Zu enges Überholen wird in der Unfallstatistik unter “ungenügender Sicherheitsabstand” als fünfthäufigste Hauptunfallursache zusammengefasst. Doch die Druck- und Sogwellen beim Überholen von Radfahrenden gleichen denen einer Zugdurchfahrt am Bahnsteig, wie Forscher:innen des Karlsruhe Institute of technology dokumentiert haben. Auch ohne unmittelbaren Kontakt zwischen Auto und Fahrrad sind schwere Stürze möglich. Und “touchiert” ein:e Autofaher:in in seltenen Fällen tatsächlich ein Fahrrad, sind die Unfallfolgen in der Regel schwere Verletzungen.
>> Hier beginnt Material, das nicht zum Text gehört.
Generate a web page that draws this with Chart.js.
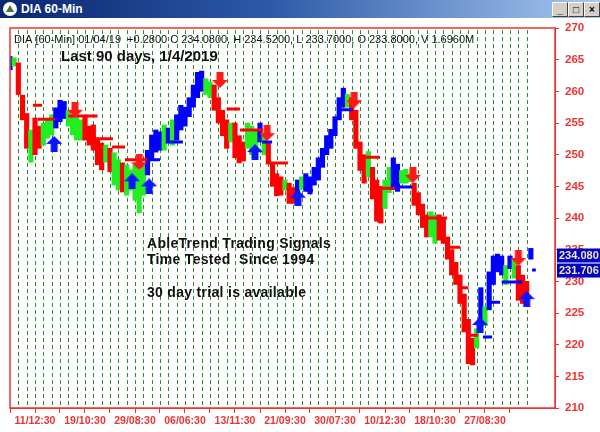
<!DOCTYPE html>
<html>
<head>
<meta charset="utf-8">
<script src="https://cdn.jsdelivr.net/npm/chart.js@4.4.1/dist/chart.umd.min.js"></script>
<style>
body { margin: 0; background: #fff; font-family: Arial, "Liberation Sans", sans-serif; }
#win { position: relative; width: 600px; height: 432px; overflow: hidden; }
#bar { position: absolute; left: 0; top: 0; width: 600px; height: 18px;
  background: linear-gradient(to right, #0a2670 0%, #2c5aa8 45%, #a8c8f0 100%); }
#bar .ico { position: absolute; left: 3px; top: 2px; width: 14px; height: 14px; border-radius: 7px; background: #fff; }
#bar .ico:after { content: ""; position: absolute; left: 3px; top: 3px; border-left: 4px solid transparent;
  border-right: 4px solid transparent; border-bottom: 7px solid #3d7a3d; }
#bar .ttl { position: absolute; left: 21px; top: 2px; color: #fff; font: bold 12px Arial, "Liberation Sans", sans-serif; }
#bar .btn { position: absolute; top: 2px; width: 14px; height: 13px; background: #d4d0c8;
  border: 1px solid; border-color: #fff #404040 #404040 #fff; font: bold 10px Arial, sans-serif;
  color: #000; text-align: center; line-height: 13px; }
canvas { position: absolute; left: 0; top: 0; }
</style>
</head>
<body>
<div id="win">
  <canvas id="chart" width="600" height="432"></canvas>
  <div id="bar">
    <div class="ico"></div>
    <div class="ttl">DIA 60-Min</div>
    <div class="btn" style="left:552px">_</div>
    <div class="btn" style="left:568px">□</div>
    <div class="btn" style="left:584px">×</div>
  </div>
</div>
<script>
// hourly bars, one per slot, lows / highs / trend colour (b = up, g = neutral, r = down)
var lows = [263.4, 264.0, 259.5, 255.5, 251.0, 248.8, 250.0, 251.0, 251.5, 252.6,
  253.1, 254.2, 255.2, 255.7, 254.5, 253.1, 252.3, 252.3, 252.3, 251.5,
  250.7, 248.4, 247.6, 248.8, 247.3, 245.2, 244.4, 244.1, 243.6, 244.4,
  242.8, 240.8, 243.6, 246.8, 249.2, 250.4, 250.7, 250.7, 251.8, 251.5,
  252.3, 253.9, 254.5, 256.0, 257.5, 259.0, 260.0, 259.5, 259.0, 257.0,
  255.0, 253.0, 251.0, 252.0, 249.5, 248.7, 249.0, 251.0, 250.0, 250.7,
  252.0, 250.0, 248.5, 245.0, 243.5, 243.6, 244.4, 242.3, 242.3, 243.0,
  244.5, 244.2, 243.8, 245.2, 246.0, 248.0, 250.0, 251.0, 253.0, 255.5,
  257.5, 257.5, 255.5, 251.0, 247.5, 245.5, 246.5, 243.0, 239.5, 239.2,
  241.5, 244.0, 244.5, 244.2, 245.5, 245.5, 245.7, 242.0, 240.5, 238.5,
  237.0, 237.0, 236.0, 236.5, 236.0, 233.5, 231.0, 229.5, 226.5, 222.0,
  217.0, 216.8, 219.5, 223.5, 223.0, 225.5, 229.5, 231.5, 231.0, 229.5,
  232.0, 230.5, 227.0, 226.5, 228.0, 233.5];
var highs = [265.5, 265.3, 264.5, 259.4, 256.5, 253.9, 255.8, 254.5, 255.0, 255.5,
  256.3, 257.4, 258.6, 258.4, 257.0, 256.0, 255.8, 255.5, 255.9, 254.5,
  254.7, 252.3, 251.8, 251.5, 251.0, 250.3, 249.2, 248.7, 248.4, 247.6,
  248.4, 247.6, 248.4, 250.7, 253.1, 253.9, 253.6, 254.7, 254.2, 255.5,
  256.3, 257.8, 257.5, 259.0, 261.0, 263.0, 263.2, 262.0, 261.5, 261.0,
  259.0, 257.0, 255.5, 255.0, 255.0, 253.0, 252.0, 255.0, 254.5, 254.0,
  255.0, 253.5, 252.0, 248.5, 247.0, 246.5, 246.0, 245.5, 244.8, 246.0,
  246.5, 247.0, 246.5, 248.0, 249.5, 251.0, 253.0, 254.0, 256.0, 259.0,
  260.5, 259.5, 259.0, 257.0, 252.0, 250.0, 250.5, 248.0, 246.0, 245.0,
  246.0, 248.0, 249.5, 248.5, 247.5, 247.7, 247.0, 245.5, 244.0, 242.0,
  240.5, 241.0, 240.5, 240.5, 240.0, 237.0, 235.0, 233.0, 231.0, 228.0,
  224.0, 221.0, 222.5, 229.0, 226.0, 231.5, 234.0, 234.3, 234.0, 232.5,
  234.0, 233.5, 232.5, 231.0, 230.0, 235.2];
var trend = ['b','g','r','r','r','g','r','r','g','g',
  'g','b','b','b','g','g','g','g','r','r',
  'r','r','r','g','r','g','g','r','g','g',
  'g','g','g','b','b','b','b','g','b','g',
  'b','b','b','b','b','b','b','g','g','r',
  'r','r','r','g','r','r','r','g','g','g',
  'b','g','r','r','r','r','g','r','r','b',
  'g','b','b','b','b','b','b','b','b','b',
  'b','g','r','r','r','r','g','r','r','r',
  'g','g','b','b','g','g','g','r','r','r',
  'r','g','g','r','r','r','r','r','r','r',
  'r','r','g','b','g','b','b','b','b','g',
  'b','g','r','r','r','b'];

// trailing stop segments: start slot, end slot, level, colour
var stopFrom  = [5.5, 6.7, 14, 20.4, 24.5, 27.6, 33.0, 38.4, 52, 55.2, 60.5, 62.4, 71.3, 79.2, 84, 88.8, 92.4, 97.7, 100, 105, 108.5, 110, 113.5, 115.2, 118, 125.3];
var stopTo    = [7.7, 10.8, 21, 24.7, 27.6, 33.0, 36.0, 41.5, 55.2, 60.7, 62.9, 66.7, 72.7, 82.3, 88.8, 92.4, 96.5, 99.6, 104.9, 108, 110, 112.3, 115.7, 117.6, 122.9, 126.2];
var stopLevel = [257.8, 255.6, 256.1, 252.5, 251.2, 249.2, 249.2, 252.0, 257.2, 253.9, 252.0, 248.7, 244.4, 257.1, 249.6, 244.7, 244.9, 242.0, 240.0, 235.4, 229.0, 221.5, 221.2, 226.7, 229.9, 231.8];
var stopColor = ['r','r','r','r','r','r','b','b','r','r','b','r','b','b','r','r','b','r','r','r','r','r','b','b','b','b'];

// signal arrows
var sellX = [15.6, 31.0, 50.4, 61.7, 82.6, 96.7, 122.0];
var sellY = [257.1, 248.8, 261.8, 253.4, 258.6, 246.8, 233.7];
var buyX = [10.6, 29.3, 33.4, 58.8, 69.1, 112.8, 124.0];
var buyY = [251.7, 245.8, 245.0, 250.4, 243.2, 223.1, 227.2];

var xTickPos = [6, 18, 30, 42, 54, 66, 78, 90, 102, 114];
var xTickText = ['11/12:30', '19/10:30', '29/08:30', '06/06:30', '13/11:30', '21/09:30', '30/07:30', '10/12:30', '18/10:30', '27/08:30'];

var lastClose = 234.08;
var lastStop = 231.706;

var colorMap = { b: '#0000ff', g: '#22ee22', r: '#ff0000' };
var RED = '#ee3333';
var FONT = 'Arial, "Liberation Sans", sans-serif';

function makeArrow(color, up) {
  var c = document.createElement('canvas');
  c.width = 16; c.height = 16;
  var g = c.getContext('2d');
  g.fillStyle = color;
  g.beginPath();
  if (up) {
    g.moveTo(8, 0); g.lineTo(16, 8); g.lineTo(11.5, 8); g.lineTo(11.5, 16);
    g.lineTo(4.5, 16); g.lineTo(4.5, 8); g.lineTo(0, 8);
  } else {
    g.moveTo(8, 16); g.lineTo(16, 8); g.lineTo(11.5, 8); g.lineTo(11.5, 0);
    g.lineTo(4.5, 0); g.lineTo(4.5, 8); g.lineTo(0, 8);
  }
  g.closePath();
  g.fill();
  return c;
}

function stopData(col) {
  var pts = [];
  for (var i = 0; i < stopFrom.length; i++) {
    if (stopColor[i] !== col) continue;
    pts.push({ x: stopFrom[i], y: stopLevel[i] });
    pts.push({ x: stopTo[i], y: stopLevel[i] });
    pts.push({ x: stopTo[i], y: null });
  }
  return pts;
}

var barData = lows.map(function (lo, i) { return { x: i, y: [lo, highs[i]] }; });

var decor = {
  id: 'decor',
  beforeDatasetsDraw: function (chart) {
    var ctx = chart.ctx, a = chart.chartArea, xs = chart.scales.x;
    ctx.save();
    ctx.strokeStyle = '#2a8f2a';
    ctx.lineWidth = 1;
    ctx.setLineDash([4, 3]);
    for (var v = 2; v <= 124; v += 2) {
      var px = Math.round(xs.getPixelForValue(v)) + 0.5;
      ctx.beginPath();
      ctx.moveTo(px, a.top + 2);
      ctx.lineTo(px, a.bottom);
      ctx.stroke();
    }
    ctx.restore();
  },
  afterDatasetsDraw: function (chart) {
    var ctx = chart.ctx, a = chart.chartArea, ys = chart.scales.y;
    ctx.save();
    ctx.strokeStyle = RED;
    ctx.lineWidth = 1.5;
    ctx.strokeRect(a.left, a.top, a.right - a.left, a.bottom - a.top);

    ctx.fillStyle = '#111';
    ctx.textBaseline = 'middle';
    ctx.font = '11px ' + FONT;
    ctx.fillText('DIA [60-Min] 01/04/19  +0.2800 C 234.0800, H 234.5200, L 233.7000, O 233.8000, V 1.6960M', 14, 40);
    ctx.font = 'bold 15px ' + FONT;
    ctx.fillText('Last 90 days, 1/4/2019', 61, 57);
    ctx.font = 'bold 14px ' + FONT;
    ctx.letterSpacing = '0.3px';
    ctx.fillText('AbleTrend Trading Signals', 147, 244);
    ctx.fillText('Time Tested  Since 1994', 147, 260);
    ctx.fillText('30 day trial is available', 147, 293);
    ctx.letterSpacing = '0px';

    // last value tags on the price axis
    var tags = [lastClose.toFixed(3), lastStop.toFixed(3)];
    var vals = [lastClose, lastStop];
    ctx.font = 'bold 11px ' + FONT;
    for (var i = 0; i < 2; i++) {
      var py = ys.getPixelForValue(vals[i]);
      ctx.fillStyle = '#0000c8';
      ctx.fillRect(a.right + 2, py - 7, 45, 14);
      ctx.fillStyle = '#f0e8a8';
      ctx.fillText(tags[i], a.right + 4, py + 0.5);
    }
    ctx.restore();
  }
};

new Chart(document.getElementById('chart').getContext('2d'), {
  type: 'bar',
  data: {
    datasets: [
      { type: 'line', data: stopData('r'), borderColor: '#ff0000', borderWidth: 3, pointRadius: 0, spanGaps: false, order: 2 },
      { type: 'line', data: stopData('b'), borderColor: '#0000ff', borderWidth: 3, pointRadius: 0, spanGaps: false, order: 2 },
      { type: 'bar', data: barData, backgroundColor: trend.map(function (c) { return colorMap[c]; }),
        barThickness: 4.5, grouped: false, order: 3 },
      { type: 'line', data: sellX.map(function (x, i) { return { x: x, y: sellY[i] }; }), showLine: false,
        pointStyle: makeArrow('#ff1a1a', false), order: 1 },
      { type: 'line', data: buyX.map(function (x, i) { return { x: x, y: buyY[i] }; }), showLine: false,
        pointStyle: makeArrow('#0a14ff', true), order: 1 }
    ]
  },
  options: {
    responsive: false,
    animation: false,
    layout: { padding: { top: 28, left: 10, right: 0, bottom: 0 } },
    plugins: { legend: { display: false }, tooltip: { enabled: false } },
    scales: {
      x: {
        type: 'linear', min: 0, max: 130.8, offset: false,
        afterFit: function (s) { s.height = 24; },
        afterBuildTicks: function (s) {
          var t = [];
          for (var v = 0; v <= 120; v += 6) t.push({ value: v });
          s.ticks = t;
        },
        ticks: {
          autoSkip: false, maxRotation: 0, padding: 2,
          color: RED, font: { family: FONT, size: 10.5, weight: 'bold' },
          callback: function (v) { var k = xTickPos.indexOf(v); return k >= 0 ? xTickText[k] : ''; }
        },
        grid: { drawOnChartArea: false, offset: false, tickLength: 5, tickColor: RED },
        border: { color: RED }
      },
      y: {
        position: 'right', min: 210, max: 270,
        afterFit: function (s) { s.width = 45; },
        ticks: { stepSize: 5, padding: 6, color: RED, font: { family: FONT, size: 11.5, weight: 'bold' } },
        grid: { drawOnChartArea: false, tickLength: 4, tickColor: RED },
        border: { color: RED }
      }
    }
  },
  plugins: [decor]
});
</script>
</body>
</html>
Spurwechsel nötig, sonst meist faktisches Überholverbot
In vielen Berliner Nebenstraßen, die üblicherweise als Tempo-30-Zonen ausgeschildert sind, können Kfz-Fahrer:innen mangels Fahrbahnbreite nicht überholen. Neben Parkstreifen oft auf beiden Seiten müssen Radfahrende einen Abstand zu öffnenden Autotüren von 1 Meter halten. Ohne richtungsgetrennte Fahrstreifen ist der gesetzliche Überholabstand unmöglich einzuhalten: Dazu wären mehr als 5,2 Meter Fahrgasse nötig. Autofahrer:innen sind auf schmaleren Straßenabschnitten gezwungen, bis zur nächsten Ausweichstelle hinter Radfahrenden zu bleiben.
Entsprechend ist auch auf mehrspurigen Straßen ein regelkonformes Überholen stets mit einem Fahrstreifenwechsel verbunden. Bei zweispurigen Straßen ist Überholen demnach über die Gegenfahrbahn möglich, wenn keine Fahrzeuge entgegen kommen. Wichtig zu betonen ist, dass es sich keineswegs um Nötigung handelt, wenn Menschen im Auto ein paar Sekunden Zeit verlieren. Denn Sicherheit, gegenseitige Rücksicht und ständige Vorsicht bilden im §1 der Straßenverkehrsordnung die Grundlage des Miteinanders im Verkehr.
Sichere Infrastruktur
Damit der “Überholdruck” sinkt, helfen getrennte Wege für Kfz- und Radverkehr. Kiezblocks mit Diagonalsperren oder gegenläufigen Einbahnstraßen entspannen Begegnungen, indem Kfz-Durchgangsverkehr aus Wohnvierteln herausgehalten wird. Damit können genau dort hochwertige Fahrradstraßen entstehen, wo Menschen wohnen oder Kinder zur Schule gehen. An allen Hauptverkehrsstraßen dagegen sind getrennte, sichere Radverkehrsanlagen im Mobilitätsgesetz festgeschrieben.
Das sollten Radfahrende beachten
Bis es in Berlin durchgehende getrennte Radwege an allen Hauptstraßen oder Fahrradstraßen im Nebennetz gibt, empfehlen wir:
- Ein Rückspiegel am Lenker oder am Helm erlaubt, von hinten herannahende Kfz wahrzunehmen.
- Nicht einschüchtern oder abdrängen lassen: Wenn die Breite der Straße dafür nicht ausreicht, dürfen Autofahrer:innen nicht überholen.
- Defensiv, aber selbstbewusst fahren: Im Nebennetz gilt als optimale Fahrlinie die Position der rechten Autoreifen. Diese sind gut nach Regen oder teils als leichte Vertiefung zu erkennen und bieten genug Abstand nach rechts zu parkenden Fahrzeugen. Um Schlaglöchern ausweichen zu können kann auch weiter mittig gefahren werden, insbesondere an Stellen, die faktisch kein Überholen zulassen. Ausreichender Abstand nach rechts verschafft Radfahrenden gleichzeitig genug Raum, um bei einem regelwidrigen Überholvorgang mit zu geringem Abstand etwas auszuweichen zu können.
Die Erkenntnisse zur Verkehrssicherheit müssen Allgemeinwissen werden. Der Radverkehr muss sicherer werden – nicht nur in Abgrenzung zum Kraftverkehr, sondern auch für die Radfahrenden untereinander. Dazu gehört eine Mindestbreite von 2,50 Meter für Radverkehrsanlagen zum Überholen.
Das trägt zur objektiven und subjektiven Sicherheit aller Radfahrenden bei. Damit sich künftig immer mehr Menschen trauen, auf ihren Wegen das Fahrrad zu nutzen!